One day in the library in Saigon, where I spent my days studying, I poured over all of the religious books. Among them was the New Testament. I remember reading John 14:6 where Jesus says: “I am the way, the truth and the life”. I couldn’t figure it out, I had so many questions. I was living with my sister in Saigon and my brother-in-law had a Christian cousin who came to visit. I asked so many questions and he tried to explain to me that God is love, but I didn’t agree because of all my suffering. Eventually he invited me to church. I am so glad I accepted the invitation to go. I went back again and again to satisfy my curiosity. 

What was the turning point for you? 

It wasn’t until Christmas 1982, when the pastor explained why we celebrate Christmas, that I gave my life to Jesus. He spoke about Jesus dying on the cross for our sin – and that if we accept Jesus as our personal saviour that he will come into our hearts and bring peace. In that moment, I knew I needed that peace. I went to the altar and I opened my heart and accepted Jesus. I stopped worshiping all the gods that I’d prayed to before, and I knew that he had set me free. I continued to pray and the more I prayed, the more I had peace. I prayed for joy, for wisdom and, more than anything, for forgiveness. I had so much anger in my heart and, while sometimes I failed, I prayed that God would help me.  

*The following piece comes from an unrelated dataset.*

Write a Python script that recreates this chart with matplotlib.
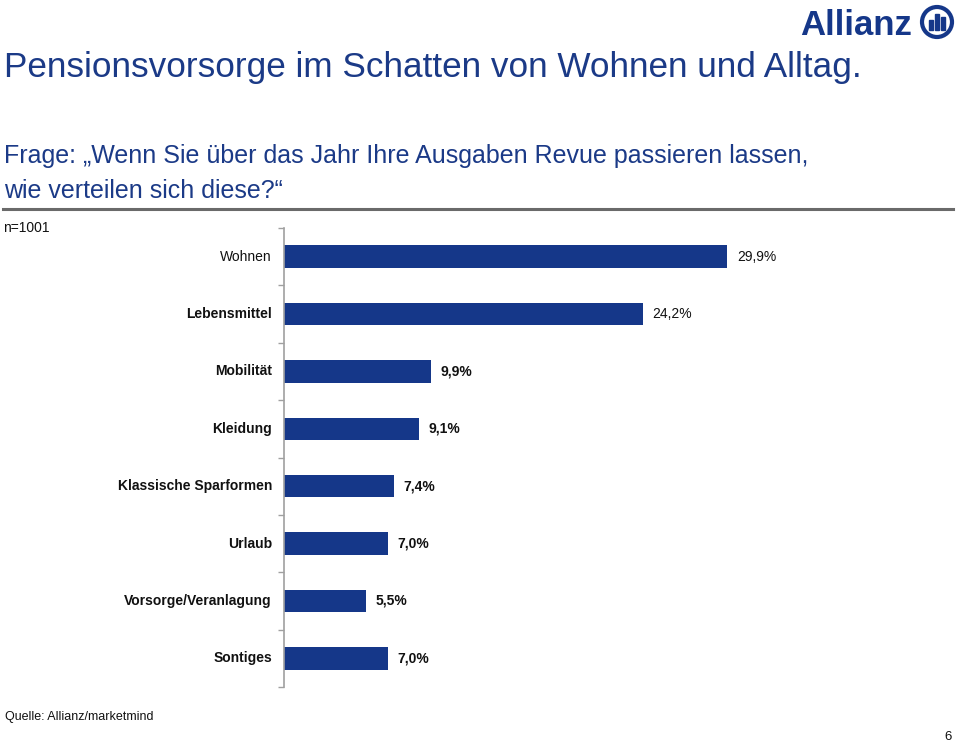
import matplotlib
matplotlib.use("Agg")
import matplotlib.pyplot as plt
from matplotlib.patches import Circle, Rectangle

categories = ["Wohnen", "Lebensmittel", "Mobilität", "Kleidung",
              "Klassische Sparformen", "Urlaub", "Vorsorge/Veranlagung", "Sontiges"]
values = [29.9, 24.2, 9.9, 9.1, 7.4, 7.0, 5.5, 7.0]
value_labels = ["29,9%", "24,2%", "9,9%", "9,1%", "7,4%", "7,0%", "5,5%", "7,0%"]
label_bold = [False, True, True, True, True, True, True, True]
value_bold = [False, False, True, True, True, True, True, True]

BLUE = "#153789"
TXT_BLUE = "#1b3a87"
plt.rcParams['font.family'] = ['Liberation Sans', 'DejaVu Sans']

W, H = 959, 742
fig = plt.figure(figsize=(W / 100, H / 100), dpi=100)

def fx(px):
    return px / W

def fy(py):
    return 1 - py / H

# axes
x0, x1 = 284, 284 + 40 * 14.82
y_top, y_bot = 228, 687
ax = fig.add_axes([fx(x0), fy(y_bot), fx(x1) - fx(x0), fy(y_top) - fy(y_bot)])
pos = list(range(len(categories)))
ax.barh(pos, values, height=0.39, color=BLUE, edgecolor="none")
ax.set_xlim(0, 40)
ax.set_ylim(len(categories) - 0.5, -0.5)
for s in ["top", "right", "bottom"]:
    ax.spines[s].set_visible(False)
ax.spines["left"].set_color("#a0a0a0")
ax.spines["left"].set_linewidth(1.2)
ax.set_xticks([])
ax.set_yticks([p - 0.5 for p in range(len(categories) + 1)])
ax.set_yticklabels([])
ax.tick_params(axis="y", length=4, color="#a0a0a0", width=1)

for p, (c, b) in enumerate(zip(categories, label_bold)):
    ax.annotate(c, xy=(0, p), xytext=(-12, 0), textcoords="offset pixels",
                ha="right", va="center", fontsize=10,
                fontweight="bold" if b else "normal", color="#111111")
for p, (v, lab, b) in enumerate(zip(values, value_labels, value_bold)):
    ax.annotate(lab, xy=(v, p), xytext=(10, 0), textcoords="offset pixels",
                ha="left", va="center", fontsize=10,
                fontweight="bold" if b else "normal", color="#111111")

# titles
fig.text(fx(4), fy(77), "Pensionsvorsorge im Schatten von Wohnen und Alltag.",
         fontsize=25.3, color=TXT_BLUE, ha="left", va="baseline")
fig.text(fx(4), fy(163), "Frage: \u201eWenn Sie über das Jahr Ihre Ausgaben Revue passieren lassen,",
         fontsize=18, color=TXT_BLUE, ha="left", va="baseline")
fig.text(fx(4), fy(198), "wie verteilen sich diese?\u201c",
         fontsize=18, color=TXT_BLUE, ha="left", va="baseline")
fig.add_artist(plt.Line2D([fx(3), fx(953)], [fy(208.5), fy(208.5)],
                          color="#6a6a6a", linewidth=2.2, transform=fig.transFigure))
fig.text(fx(3), fy(232), "n=1001", fontsize=10, color="#111111", ha="left", va="baseline")

# footer
fig.text(fx(5), fy(720), "Quelle: Allianz/marketmind", fontsize=9, color="#111111",
         ha="left", va="baseline", family=['Liberation Sans Narrow', 'Liberation Sans'])
fig.text(fx(952), fy(740), "6", fontsize=9.5, color="#111111", ha="right", va="baseline",
         family=['Liberation Sans Narrow', 'Liberation Sans'])

# logo
fig.text(fx(800), fy(35), "Allianz", fontsize=25, fontweight="bold", color=BLUE,
         ha="left", va="baseline")
cx, cy = 937, 22
logo_ax = fig.add_axes([fx(cx - 18), fy(cy + 18), fx(36), 36 / H])
logo_ax.set_xlim(-18, 18)
logo_ax.set_ylim(-18, 18)
logo_ax.set_aspect("equal")
logo_ax.axis("off")
logo_ax.add_patch(Circle((0, 0), 15, fill=False, edgecolor=BLUE, linewidth=3))
logo_ax.add_patch(Rectangle((-8, -8), 3.6, 10, color=BLUE))
logo_ax.add_patch(Rectangle((-1.8, -8), 3.6, 16, color=BLUE))
logo_ax.add_patch(Rectangle((4.4, -8), 3.6, 13, color=BLUE))

fig.savefig("out.png", dpi=100)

As a child I was in the wrong place at the wrong time, but I remember thinking: “Now I am in the right place at the right time.” Now I understand that I have the power to help people, because I understand other victims of tragedy. And from that my entire family became Christians and I am so thankful for that. They saw how my life changed, saw God working in me and how God is so real in my life. 

You struggled with the ‘why me?’ question for a long time. How did you resolve it? 

I believe that God had a plan for me. He looked down and he said: “I’m not finished with that little girl. I have a plan for you.” All that I went through – the physical, emotional and spiritual pain – means I can understand those who face pain.  

When I was in Uganda I went to visit the burns unit at a hospital. It reminded me of how much pain I had been through. I cried. I asked God on that day to give me strength. I met a woman whose husband had thrown acid in her face. The nurse had to help her eat and drink – but she just ignored the nurse because she wanted to die. She had no hope at all. I went in to see her, showed her my scars; I showed her the picture. I said: “I got burned and now I am so happy to be here. I understand your pain.” I talked and prayed for her. She didn’t react to anything. Soon after, I got a message from the nurse saying that after I left, she stood up and walked through the hall and was smiling and agreed to eat and to drink and to talk. And I felt great to have given her that hope. 

If you could speak to the person who dropped the bomb on you, what would you say? 

That is my biggest dream. Even up to this point in my life I don’t know who did it – who the pilot was that dropped the bomb. In my prayers I hope that he is alive and that if he is, that I could hug him. I want to tell him from my heart: “I love you. I pray for you. I forgive you.” We have to show love, hope and forgiveness because every person needs that – rich or poor, every human being needs those things. 

 

How do you feel now when you look at your scars? 

Every time I touch my scar I am so thankful. My scar reminds me that God is with me. It is the mark that God stamped on my body to remind me he is there. I touch my scar and I love it – it humbles me, it makes me love people and do the work I am doing now. It takes me back to being that little girl, but now I have no upset or anger about it, I just go to the Lord and pray. And the more I pray, the more peace I have over my suffering. My scar makes me have more intimacy in my relationship with God. It’s the strength inside of me. My scar is a miracle.